Argued October 25–26, 1899 Decided December 4, 1899
- Full case name: John F. Malony v. Ohlin H. Adsit
- Citations: 175 U.S. 281 (more) 20 S. Ct. 115; 44 L. Ed. 163

Case history
- Prior: Appeal from the District Court of the United States for the District of Alaska

Holding
- Trial judge must authenticate a bill of exceptions.

Court membership
- Chief Justice Melville Fuller Associate Justices John M. Harlan · Horace Gray David J. Brewer · Henry B. Brown George Shiras Jr. · Edward D. White Rufus W. Peckham · Joseph McKenna

Case opinion
- Majority: Shiras, joined by unanimous

= Malony v. Adsit =

Malony v. Adsit, 175 U.S. 281 (1899), is a United States Supreme Court case involving a land lot in the city of Juneau, Alaska. In resolving the land dispute it was held that a bill of exceptions could only be considered if authenticated by the judge who sat on the trial. John F. Malony and Ohlin H. Adsit, the litigants involved, both later became mayors of the city of Juneau.

The case was originally tried before Arthur K. Delaney, a United States district judge for the District of Alaska, who later became the first mayor of Juneau. The lower court sustained Adsit's claim to the property, located at the corner of Franklin and Second Streets in Juneau. Malony was the appellant in the case.

== Background ==
In 1891, the plaintiff, Ohlin H. Adsit had been ejected from a land lot he had taken possession of in 1881. In 1896, he filed suit in the district court to recover possession of the tract. Adsit claimed ownership on grounds of prior occupancy and actual possession at the time of the ejectment. The defendant, John F. Malony, filed a demurrer. He argued that the stated facts did not constitute a sufficient cause of action. The district court held in favor of Adsit, and Malony appealed to the Supreme Court.

Prior to his appeal, Malony had filed a bill of exceptions in the trial court. This bill allows for either party to state in writing any objections to the decision of the court on a point of law.

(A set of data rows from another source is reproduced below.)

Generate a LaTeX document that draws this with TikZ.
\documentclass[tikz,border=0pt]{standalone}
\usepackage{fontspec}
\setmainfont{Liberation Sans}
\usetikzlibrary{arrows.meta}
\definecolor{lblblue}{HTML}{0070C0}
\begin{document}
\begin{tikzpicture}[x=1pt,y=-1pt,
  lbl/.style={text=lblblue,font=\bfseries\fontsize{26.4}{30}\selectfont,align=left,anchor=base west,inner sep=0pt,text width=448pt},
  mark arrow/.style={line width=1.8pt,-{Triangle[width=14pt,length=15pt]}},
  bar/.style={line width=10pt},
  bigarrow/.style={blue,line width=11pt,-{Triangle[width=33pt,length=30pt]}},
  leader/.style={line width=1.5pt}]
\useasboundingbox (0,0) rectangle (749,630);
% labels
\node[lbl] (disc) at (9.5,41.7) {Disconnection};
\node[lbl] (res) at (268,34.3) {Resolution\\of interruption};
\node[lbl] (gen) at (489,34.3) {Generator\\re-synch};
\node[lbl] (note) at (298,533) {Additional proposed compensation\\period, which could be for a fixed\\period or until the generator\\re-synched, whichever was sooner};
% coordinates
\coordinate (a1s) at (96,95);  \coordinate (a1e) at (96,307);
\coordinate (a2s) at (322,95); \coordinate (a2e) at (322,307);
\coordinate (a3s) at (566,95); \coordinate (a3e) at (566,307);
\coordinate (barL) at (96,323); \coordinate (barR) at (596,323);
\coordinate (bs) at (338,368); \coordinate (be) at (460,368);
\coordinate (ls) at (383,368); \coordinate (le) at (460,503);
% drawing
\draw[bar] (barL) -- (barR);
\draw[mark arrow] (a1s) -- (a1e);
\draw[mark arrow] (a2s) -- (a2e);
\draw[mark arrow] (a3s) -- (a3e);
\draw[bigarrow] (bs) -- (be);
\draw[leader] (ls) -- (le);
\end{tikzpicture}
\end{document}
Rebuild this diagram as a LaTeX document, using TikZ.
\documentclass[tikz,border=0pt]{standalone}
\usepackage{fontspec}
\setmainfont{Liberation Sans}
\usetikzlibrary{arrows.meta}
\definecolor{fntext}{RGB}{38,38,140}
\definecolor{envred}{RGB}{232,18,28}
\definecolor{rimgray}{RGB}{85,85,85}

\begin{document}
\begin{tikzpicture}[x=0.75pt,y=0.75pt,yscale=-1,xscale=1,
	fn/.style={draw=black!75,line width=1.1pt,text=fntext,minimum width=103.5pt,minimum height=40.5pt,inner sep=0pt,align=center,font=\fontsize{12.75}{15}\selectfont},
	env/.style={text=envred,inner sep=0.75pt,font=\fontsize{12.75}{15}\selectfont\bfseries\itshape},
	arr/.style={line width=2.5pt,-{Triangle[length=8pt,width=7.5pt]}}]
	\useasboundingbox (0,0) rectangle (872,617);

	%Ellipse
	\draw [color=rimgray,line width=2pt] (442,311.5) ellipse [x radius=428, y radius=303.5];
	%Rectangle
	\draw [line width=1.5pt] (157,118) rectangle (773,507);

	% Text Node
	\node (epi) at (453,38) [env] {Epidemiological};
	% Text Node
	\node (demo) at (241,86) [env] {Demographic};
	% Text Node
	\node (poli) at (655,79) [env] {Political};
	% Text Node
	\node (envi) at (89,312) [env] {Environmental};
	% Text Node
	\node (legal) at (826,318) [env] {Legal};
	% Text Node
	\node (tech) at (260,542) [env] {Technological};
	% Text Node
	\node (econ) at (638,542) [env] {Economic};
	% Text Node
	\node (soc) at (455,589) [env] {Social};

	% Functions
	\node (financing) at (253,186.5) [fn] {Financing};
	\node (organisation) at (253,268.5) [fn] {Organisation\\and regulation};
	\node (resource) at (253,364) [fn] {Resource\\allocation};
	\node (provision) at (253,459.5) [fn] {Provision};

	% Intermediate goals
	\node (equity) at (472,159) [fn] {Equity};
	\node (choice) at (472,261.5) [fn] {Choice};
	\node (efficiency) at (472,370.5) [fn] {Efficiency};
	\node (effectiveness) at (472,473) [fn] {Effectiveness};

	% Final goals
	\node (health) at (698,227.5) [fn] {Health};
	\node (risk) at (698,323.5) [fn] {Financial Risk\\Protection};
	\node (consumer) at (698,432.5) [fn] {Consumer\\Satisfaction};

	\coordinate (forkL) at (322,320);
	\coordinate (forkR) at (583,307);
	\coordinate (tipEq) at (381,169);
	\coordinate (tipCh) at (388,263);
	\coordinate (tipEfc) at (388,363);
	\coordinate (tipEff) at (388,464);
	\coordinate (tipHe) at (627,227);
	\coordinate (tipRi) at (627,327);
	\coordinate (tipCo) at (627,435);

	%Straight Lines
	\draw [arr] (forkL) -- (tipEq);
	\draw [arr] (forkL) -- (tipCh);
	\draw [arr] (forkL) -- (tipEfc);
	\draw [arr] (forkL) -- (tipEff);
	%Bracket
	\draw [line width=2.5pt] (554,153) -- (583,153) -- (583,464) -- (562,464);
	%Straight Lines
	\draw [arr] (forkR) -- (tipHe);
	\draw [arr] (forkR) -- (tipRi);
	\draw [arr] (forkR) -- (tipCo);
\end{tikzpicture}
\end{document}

The object of the bill is to put the question of law on record for the information of the court of error having cognizance of such cause. At the time of the filing, the judge who presided over the trial had been succeeded on the bench, and the new judge allowed and signed the bill.

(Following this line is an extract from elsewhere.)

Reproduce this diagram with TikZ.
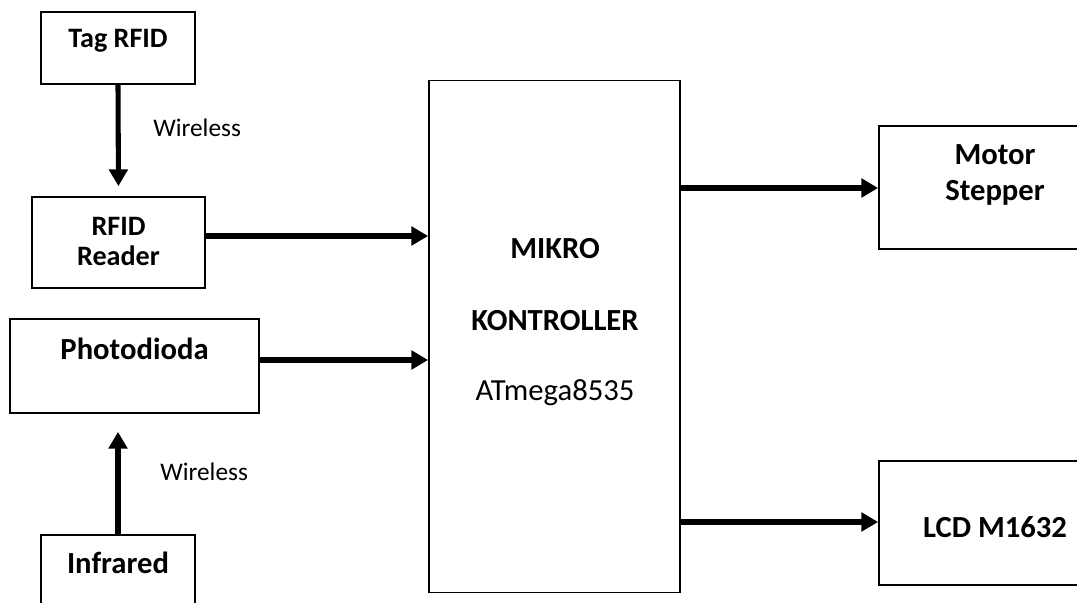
\documentclass[tikz,border=0pt]{standalone}
\usepackage{fontspec}
\setmainfont{Carlito}
\usepackage{tikz}
\usetikzlibrary{arrows.meta,calc,positioning}
\newcommand{\blockfont}{\fontsize{20}{21.5}\selectfont\bfseries}
\newcommand{\bigblockfont}{\fontsize{21.8}{25.6}\selectfont\bfseries}
\newcommand{\notefont}{\fontsize{18}{20}\selectfont}
\tikzset{
  block/.style={
    rectangle,
    draw=black,
    line width=1.2pt,
    fill=white,
    inner sep=0pt
  },
  blocktext/.style={
    inner sep=0pt,
    align=center,
    font=\blockfont
  },
  bigtext/.style={
    blocktext,
    font=\bigblockfont
  },
  note/.style={
    inner sep=0pt,
    font=\notefont
  },
  connection/.style={
    line width=3.6pt,
    -{Triangle[length=0.42cm,width=0.46cm]}
  }
}

\begin{document}
\begin{tikzpicture}[x=0.025cm, y=-0.025cm]
  % Fix the page to the reference frame; right and bottom blocks run off it
  \useasboundingbox (0,0) rectangle (1077,603);
  \clip (0,0) rectangle (1077,603);

  % Input side
  \node[block, minimum width=3.85cm, minimum height=1.8cm] (tag) at (118,48) {};
  \node[blocktext, anchor=base] (tag-txt) at (118,48) {Tag RFID};

  \node[block, minimum width=4.325cm, minimum height=2.275cm] (reader) at (118.5,242.5) {};
  \node[blocktext, anchor=north] (reader-txt) at (118.5,217) {RFID\\Reader};

  \node[block, minimum width=6.225cm, minimum height=2.35cm] (photo) at (134.5,366) {};
  \node[bigtext, anchor=base] (photo-txt) at (134.5,359) {Photodioda};

  \node[block, minimum width=3.85cm, minimum height=2.75cm] (infrared) at (118,590) {};
  \node[bigtext, anchor=base] (infrared-txt) at (118,573) {Infrared};

  \node[note, anchor=base west] (wl-top) at (153,137) {Wireless};
  \node[note, anchor=base west] (wl-bot) at (160,480) {Wireless};

  % Microcontroller
  \node[block, minimum width=6.275cm, minimum height=12.8cm] (mikro) at (554.5,336.5) {};
  \node[bigtext, anchor=base] (mikro-txt1) at (555,259) {MIKRO};
  \node[bigtext, anchor=base] (mikro-txt2) at (555,330) {KONTROLLER};
  \node[bigtext, anchor=base, font=\fontsize{21.8}{25.6}\selectfont] (mikro-txt3) at (555,400) {ATmega8535};

  % Output side
  \node[block, minimum width=5.8cm, minimum height=3.075cm] (motor) at (995,187.5) {};
  \node[bigtext, anchor=north] (motor-txt) at (995,144) {Motor\\Stepper};

  \node[block, minimum width=5.8cm, minimum height=3.1cm] (lcd) at (995,523) {};
  \node[bigtext, anchor=base] (lcd-txt) at (995,537) {LCD M1632};

  \draw[connection, shorten >=0.25cm] (tag.south) -- (reader.north);
  \draw[connection, shorten >=0.45cm] (infrared.north) -- (infrared.north |- photo.south);
  \draw[connection] (reader.east |- 0,236) -- (mikro.west |- 0,236);
  \draw[connection] (photo.east |- 0,360) -- (mikro.west |- 0,360);
  \draw[connection] (mikro.east |- 0,188) -- (motor.west |- 0,188);
  \draw[connection] (mikro.east |- 0,522) -- (lcd.west |- 0,522);
\end{tikzpicture}
\end{document}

== Opinion of the Court ==
Justice George Shiras Jr. delivered the opinion of the Court. Malony had filed a bill of exceptions in the trial court which had not been signed by the judge who sat on the trial. Shiras concluded that a bill of exceptions which had not been authenticated by the presiding judge could not be considered by the appellate court. Since Malony's demurrer had been overruled, and the bill of exceptions filed was void, the Court had to rule on the facts as presented by the lower court. The judgment of the district court was affirmed.

== Subsequent developments ==
In 1900, Congress amended the law to allow, in certain cases, for the signature of another judge to suffice as authentication. Section 953 of the Revised Statutes, as amended by the Act of June 5, 1900, c. 717, 31 Stat. 270, 28 U.S.C. § 776 (28 USCA § 776). Both Adsit and Delaney later became mayors of Juneau.